→ PROBLEM
Write out the listing below without alteration, omitting its pictures.

☆ ☆ ☆ ☆

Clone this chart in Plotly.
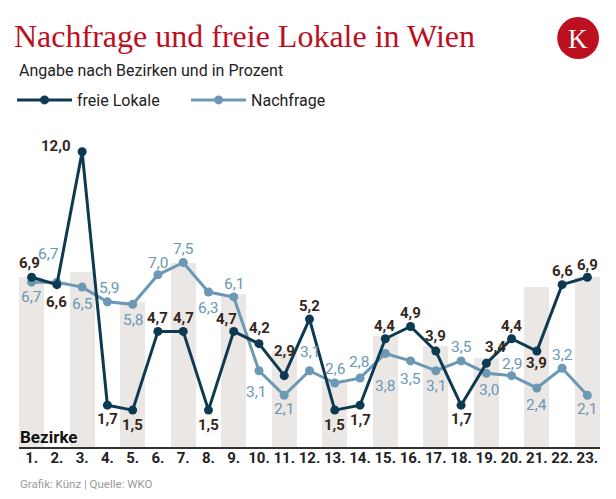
import plotly.graph_objects as go

# ---------------- data ----------------
bezirke = ["1.", "2.", "3.", "4.", "5.", "6.", "7.", "8.", "9.", "10.", "11.", "12.",
           "13.", "14.", "15.", "16.", "17.", "18.", "19.", "20.", "21.", "22.", "23."]
freie_lokale = [6.9, 6.6, 12.0, 1.7, 1.5, 4.7, 4.7, 1.5, 4.7, 4.2, 2.9, 5.2,
                1.5, 1.7, 4.4, 4.9, 3.9, 1.7, 3.4, 4.4, 3.9, 6.6, 6.9]
nachfrage = [6.7, 6.7, 6.5, 5.9, 5.8, 7.0, 7.5, 6.3, 6.1, 3.1, 2.1, 3.1,
             2.6, 2.8, 3.8, 3.5, 3.1, 3.5, 3.0, 2.9, 2.4, 3.2, 2.1]
# background stripes (odd districts), heights
stripes = [6.9, None, 7.1, None, 5.9, None, 7.5, None, 6.2, None, 3.9, None,
           2.7, None, 4.5, None, 4.1, None, 3.6, None, 6.5, None, 6.9]

# label offsets in pixels (dx, dy downwards)
freie_off = [(-2, -14), (0, 17), (-26, -6), (0, 14), (0, 15), (0, -13), (0, -13), (0, 15),
             (-7, -12), (1, -16), (0, -25), (0, -13), (0, 15), (0, 15), (-1, -13), (0, -13),
             (0, -15), (0, 14), (9, -16), (0, -13), (0, 12), (0, -14), (0, -12)]
nach_off = [(0, 15), (-8, -28), (0, 17), (2, -14), (0, 16), (0, -12), (0, -14), (0, 16),
            (0, -13), (-3, 21), (0, 14), (0, -19), (0, -14), (-1, -16), (0, 32), (0, 18),
            (0, 15), (0, -14), (3, 17), (0, -12), (0, 17), (0, -13), (0, 14)]

# ---------------- style ----------------
C_FREIE = "#0d3a52"
C_NACH = "#6b98b5"
C_FREIE_TXT = "#36271d"
C_STRIPE = "#ebe7e4"
C_RED = "#bc0f1f"
FONT = "Roboto"

fig = go.Figure()

fig.add_trace(go.Bar(x=bezirke, y=stripes, marker=dict(color=C_STRIPE, line=dict(width=0)),
                     showlegend=False, hoverinfo="skip"))
fig.add_trace(go.Scatter(x=bezirke, y=nachfrage, mode="lines+markers", name="Nachfrage",
                         line=dict(color=C_NACH, width=3), marker=dict(size=9, color=C_NACH),
                         legendrank=2))
fig.add_trace(go.Scatter(x=bezirke, y=freie_lokale, mode="lines+markers", name="freie Lokale",
                         line=dict(color=C_FREIE, width=3), marker=dict(size=9, color=C_FREIE),
                         legendrank=1))

def fmt(v):
    return f"{v:.1f}".replace(".", ",")

ann = []
for i, (v, (dx, dy)) in enumerate(zip(freie_lokale, freie_off)):
    ann.append(dict(x=i, y=v, xref="x", yref="y", text=f"<b>{fmt(v)}</b>", showarrow=False,
                    xshift=dx, yshift=-dy, xanchor="center", yanchor="middle",
                    font=dict(family=FONT, size=15, color=C_FREIE_TXT)))
for i, (v, (dx, dy)) in enumerate(zip(nachfrage, nach_off)):
    ann.append(dict(x=i, y=v, xref="x", yref="y", text=fmt(v), showarrow=False,
                    xshift=dx, yshift=-dy, xanchor="center", yanchor="middle",
                    font=dict(family=FONT, size=15.5, color=C_NACH)))

PLOT_L, PLOT_T, PLOT_W, PLOT_H = 16, 137, 584, 310
def px(xp):
    return (xp - PLOT_L) / PLOT_W
def py(yp):
    return (PLOT_T + PLOT_H - yp) / PLOT_H

ann.append(dict(x=px(14), y=py(70), xref="paper", yref="paper", text="Angabe nach Bezirken und in Prozent",
                showarrow=False, xanchor="left", yanchor="middle",
                font=dict(family=FONT, size=16, color="#222222")))
ann.append(dict(x=px(15), y=py(437), xref="paper", yref="paper", text="<b>Bezirke</b>",
                showarrow=False, xanchor="left", yanchor="middle",
                font=dict(family=FONT, size=17, color="#111111")))
ann.append(dict(x=px(15), y=py(484), xref="paper", yref="paper", text="Grafik: Künz | Quelle: WKO",
                showarrow=False, xanchor="left", yanchor="middle",
                font=dict(family=FONT, size=11.5, color="#9a9a9a")))
ann.append(dict(x=px(578), y=py(39), xref="paper", yref="paper", text="K",
                showarrow=False, xanchor="center", yanchor="middle",
                font=dict(family="Liberation Serif", size=27, color="white")))

shapes = [dict(type="circle", xref="paper", yref="paper", x0=px(557), x1=px(599),
               y0=py(59), y1=py(17), fillcolor=C_RED, line=dict(width=0), layer="above")]

fig.update_layout(
    width=616, height=499,
    margin=dict(l=PLOT_L, r=616 - PLOT_L - PLOT_W, t=PLOT_T, b=499 - PLOT_T - PLOT_H, pad=0),
    paper_bgcolor="white", plot_bgcolor="white",
    title=dict(text="Nachfrage und freie Lokale in Wien", xref="container", yref="container",
               x=14 / 616, xanchor="left", y=1 - 36 / 499, yanchor="middle",
               font=dict(family="Liberation Serif", size=32, color=C_RED)),
    bargap=0,
    showlegend=True,
    legend=dict(orientation="h", x=px(9), y=py(100), xanchor="left", yanchor="middle",
                font=dict(family=FONT, size=16, color="#222222"), bgcolor="rgba(0,0,0,0)",
                traceorder="normal", entrywidth=104, entrywidthmode="pixels", itemwidth=55),
    xaxis=dict(type="category", range=[-0.5, 22.5], showgrid=False, zeroline=False,
               showline=True, linecolor="#333333", linewidth=1.5, ticks="",
               ticklabelstandoff=-4,
               tickfont=dict(family=FONT, size=15, color="#222222", weight="bold"),
               fixedrange=True),
    yaxis=dict(range=[0, PLOT_H / 24.6], showgrid=False, zeroline=False, showline=False,
               showticklabels=False, fixedrange=True),
    annotations=ann,
    shapes=shapes,
    hovermode=False,
)

fig.write_html("out.html")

☆ ☆ ☆ ☆

→ THE OUTPUT
Clone this chart in Plotly.
import plotly.graph_objects as go

# ---------------- data ----------------
bezirke = ["1.", "2.", "3.", "4.", "5.", "6.", "7.", "8.", "9.", "10.", "11.", "12.",
           "13.", "14.", "15.", "16.", "17.", "18.", "19.", "20.", "21.", "22.", "23."]
freie_lokale = [6.9, 6.6, 12.0, 1.7, 1.5, 4.7, 4.7, 1.5, 4.7, 4.2, 2.9, 5.2,
                1.5, 1.7, 4.4, 4.9, 3.9, 1.7, 3.4, 4.4, 3.9, 6.6, 6.9]
nachfrage = [6.7, 6.7, 6.5, 5.9, 5.8, 7.0, 7.5, 6.3, 6.1, 3.1, 2.1, 3.1,
             2.6, 2.8, 3.8, 3.5, 3.1, 3.5, 3.0, 2.9, 2.4, 3.2, 2.1]
# background stripes (odd districts), heights
stripes = [6.9, None, 7.1, None, 5.9, None, 7.5, None, 6.2, None, 3.9, None,
           2.7, None, 4.5, None, 4.1, None, 3.6, None, 6.5, None, 6.9]

# label offsets in pixels (dx, dy downwards)
freie_off = [(-2, -14), (0, 17), (-26, -6), (0, 14), (0, 15), (0, -13), (0, -13), (0, 15),
             (-7, -12), (1, -16), (0, -25), (0, -13), (0, 15), (0, 15), (-1, -13), (0, -13),
             (0, -15), (0, 14), (9, -16), (0, -13), (0, 12), (0, -14), (0, -12)]
nach_off = [(0, 15), (-8, -28), (0, 17), (2, -14), (0, 16), (0, -12), (0, -14), (0, 16),
            (0, -13), (-3, 21), (0, 14), (0, -19), (0, -14), (-1, -16), (0, 32), (0, 18),
            (0, 15), (0, -14), (3, 17), (0, -12), (0, 17), (0, -13), (0, 14)]

# ---------------- style ----------------
C_FREIE = "#0d3a52"
C_NACH = "#6b98b5"
C_FREIE_TXT = "#36271d"
C_STRIPE = "#ebe7e4"
C_RED = "#bc0f1f"
FONT = "Roboto"

fig = go.Figure()

fig.add_trace(go.Bar(x=bezirke, y=stripes, marker=dict(color=C_STRIPE, line=dict(width=0)),
                     showlegend=False, hoverinfo="skip"))
fig.add_trace(go.Scatter(x=bezirke, y=nachfrage, mode="lines+markers", name="Nachfrage",
                         line=dict(color=C_NACH, width=3), marker=dict(size=9, color=C_NACH),
                         legendrank=2))
fig.add_trace(go.Scatter(x=bezirke, y=freie_lokale, mode="lines+markers", name="freie Lokale",
                         line=dict(color=C_FREIE, width=3), marker=dict(size=9, color=C_FREIE),
                         legendrank=1))

def fmt(v):
    return f"{v:.1f}".replace(".", ",")

ann = []
for i, (v, (dx, dy)) in enumerate(zip(freie_lokale, freie_off)):
    ann.append(dict(x=i, y=v, xref="x", yref="y", text=f"<b>{fmt(v)}</b>", showarrow=False,
                    xshift=dx, yshift=-dy, xanchor="center", yanchor="middle",
                    font=dict(family=FONT, size=15, color=C_FREIE_TXT)))
for i, (v, (dx, dy)) in enumerate(zip(nachfrage, nach_off)):
    ann.append(dict(x=i, y=v, xref="x", yref="y", text=fmt(v), showarrow=False,
                    xshift=dx, yshift=-dy, xanchor="center", yanchor="middle",
                    font=dict(family=FONT, size=15.5, color=C_NACH)))

PLOT_L, PLOT_T, PLOT_W, PLOT_H = 16, 137, 584, 310
def px(xp):
    return (xp - PLOT_L) / PLOT_W
def py(yp):
    return (PLOT_T + PLOT_H - yp) / PLOT_H

ann.append(dict(x=px(14), y=py(70), xref="paper", yref="paper", text="Angabe nach Bezirken und in Prozent",
                showarrow=False, xanchor="left", yanchor="middle",
                font=dict(family=FONT, size=16, color="#222222")))
ann.append(dict(x=px(15), y=py(437), xref="paper", yref="paper", text="<b>Bezirke</b>",
                showarrow=False, xanchor="left", yanchor="middle",
                font=dict(family=FONT, size=17, color="#111111")))
ann.append(dict(x=px(15), y=py(484), xref="paper", yref="paper", text="Grafik: Künz | Quelle: WKO",
                showarrow=False, xanchor="left", yanchor="middle",
                font=dict(family=FONT, size=11.5, color="#9a9a9a")))
ann.append(dict(x=px(578), y=py(39), xref="paper", yref="paper", text="K",
                showarrow=False, xanchor="center", yanchor="middle",
                font=dict(family="Liberation Serif", size=27, color="white")))

shapes = [dict(type="circle", xref="paper", yref="paper", x0=px(557), x1=px(599),
               y0=py(59), y1=py(17), fillcolor=C_RED, line=dict(width=0), layer="above")]

fig.update_layout(
    width=616, height=499,
    margin=dict(l=PLOT_L, r=616 - PLOT_L - PLOT_W, t=PLOT_T, b=499 - PLOT_T - PLOT_H, pad=0),
    paper_bgcolor="white", plot_bgcolor="white",
    title=dict(text="Nachfrage und freie Lokale in Wien", xref="container", yref="container",
               x=14 / 616, xanchor="left", y=1 - 36 / 499, yanchor="middle",
               font=dict(family="Liberation Serif", size=32, color=C_RED)),
    bargap=0,
    showlegend=True,
    legend=dict(orientation="h", x=px(9), y=py(100), xanchor="left", yanchor="middle",
                font=dict(family=FONT, size=16, color="#222222"), bgcolor="rgba(0,0,0,0)",
                traceorder="normal", entrywidth=104, entrywidthmode="pixels", itemwidth=55),
    xaxis=dict(type="category", range=[-0.5, 22.5], showgrid=False, zeroline=False,
               showline=True, linecolor="#333333", linewidth=1.5, ticks="",
               ticklabelstandoff=-4,
               tickfont=dict(family=FONT, size=15, color="#222222", weight="bold"),
               fixedrange=True),
    yaxis=dict(range=[0, PLOT_H / 24.6], showgrid=False, zeroline=False, showline=False,
               showticklabels=False, fixedrange=True),
    annotations=ann,
    shapes=shapes,
    hovermode=False,
)

fig.write_html("out.html")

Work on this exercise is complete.